One of the flowers that attracts the Land Iguana

Walking through an area that had experienced a dramatic uplift from being under the sea in the late 1990s, Greg had vivid stories of the impact of this sudden uplift on the wildlife. Next to the trail we walked by large pieces of coral that not many years before had been living and underwater.

Coral from uplift in late 1990s
Dead coral exposed on land from dramatic uplift of sea floor

As we examined some of this coral, Greg identified a Medium Ground Finch on a nearby bush. We admit we never did completely grasp the identification of the many different finches in Galapagos. Upon a little closer study, however, the beaks are the main key to identification, and each species really is quite distinctive. Our pocket guide identified thirteen different species.


Medium Ground Finch

In his Pulitzer Prize-winning The Beak of the Finch (1994), Jonathan Weiner wrote a compelling account of the life work of Peter and Rosemary Grant, who documented their observations of evolution actually taking place among the finches of Daphne Major, one of the Galapagos Islands. A week after we completed our trip we learned they had just arrived again on Daphne Major to pursue their continuing research on the finches there.

As we came back out towards the bay to meet the panga, there was a beautiful lagoon surrounded by lava rocks, where we saw Brown Pelicans and Great Blue Herons.

Lagoon with Brown Pelicans (photo by Chris Pulling)
Great Blue Heron

After this walk at Urvina Bay, we snorkeled along the lovely rocky coast. As Blue Footed Boobies and Flightless Cormorants watched from perches on the rocks, we swam with several Sea Turtles and saw more and more colorful fish, as we swam along a steep drop-off not far from shore and tried to avoid being washed up on the rocks by the gentle surf.

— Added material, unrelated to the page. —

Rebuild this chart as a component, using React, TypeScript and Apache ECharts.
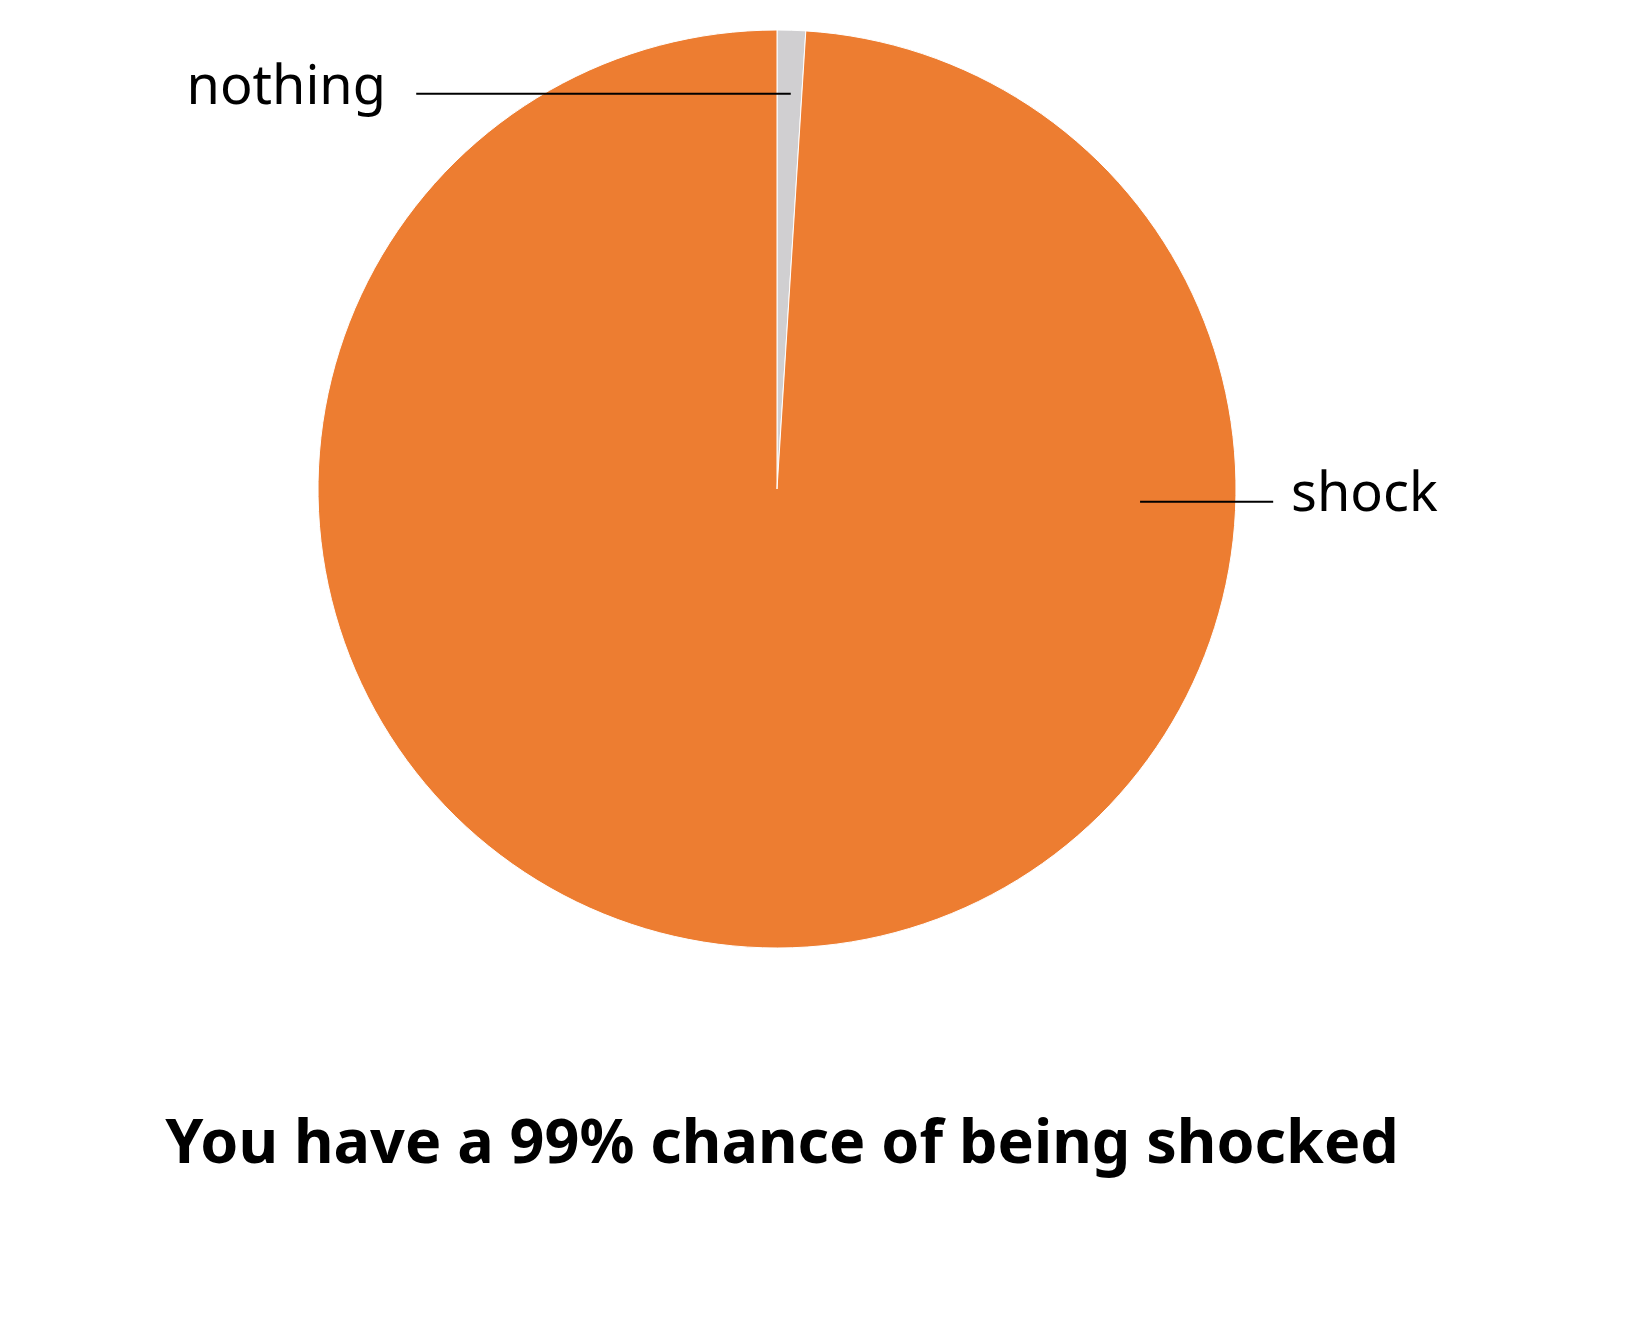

Punta Espinoza on Fernandina Island

The afternoon of this day, after traveling to Fernandina, we made a dry landing from the panga onto black pahoehoe lava at Punta Espinoza, one of the most photogenic places we visited. On the panga ride to our landing, Brown Pelicans filled the sky and water in a feeding frenzy - flying above, diving into the water for fish, swimming as they scooped up more fish, taking off to watch for fish from above and dive again. When we landed, several of these birds with their great feeding pouches posed for photographs.

Brown Pelican

As Greg promised, we saw "hordes of Sea Iguanas" nearly everywhere we walked over pahoehoe lava and sand. The iguanas are coming into the mating season in December, so there was some male display - mostly we observed them opening the mouth, bobbing the head, swelling up the body a bit, apparently in order to look more fearsome. While we saw them swimming, we saw many more of them on land. They lay on each other for warmth, as well as seeming to try to position for superiority. They also have the ability to spit quite a distance. We thought the Marine Iguanas in Galapagos were the most prehistoric-looking of the animals we saw. They are all the same species, but vary in color - see the previous images of the iguanas with deep red and green patches on Espanola.

Marine Iguana swimming above sea lettuce - a main food source
Marine Iguanas at Punta Espinoza




Occasionally a lava lizard will run up on the back of an iguana and perch there.

Galapagos Lava Lizard (male) on Marine Iguana

The beach where the iguanas lay their eggs was off-limits for walking so as not to step on their eggs, but it took care, even walking on the established marked trail, not to step on these prehistoric-looking animals. The trail marker is the black and white stick behind the hiker on the trail; the protected nesting area is the sandy/gravel beach to the left of the marker.

Trail along edge of Sea Iguana nesting area
Sea lions lounged on the rocks and beach, paying little attention to tourists.


We observed the Flightless Cormorant up close.

Flightless Cormorant
The American Oystercatcher is a striking bird.
American Oystercatcher
The bright orange Sally Lightfoot Crabs, which are six inches across and abundant on all the rocky coasts, always caught our eye.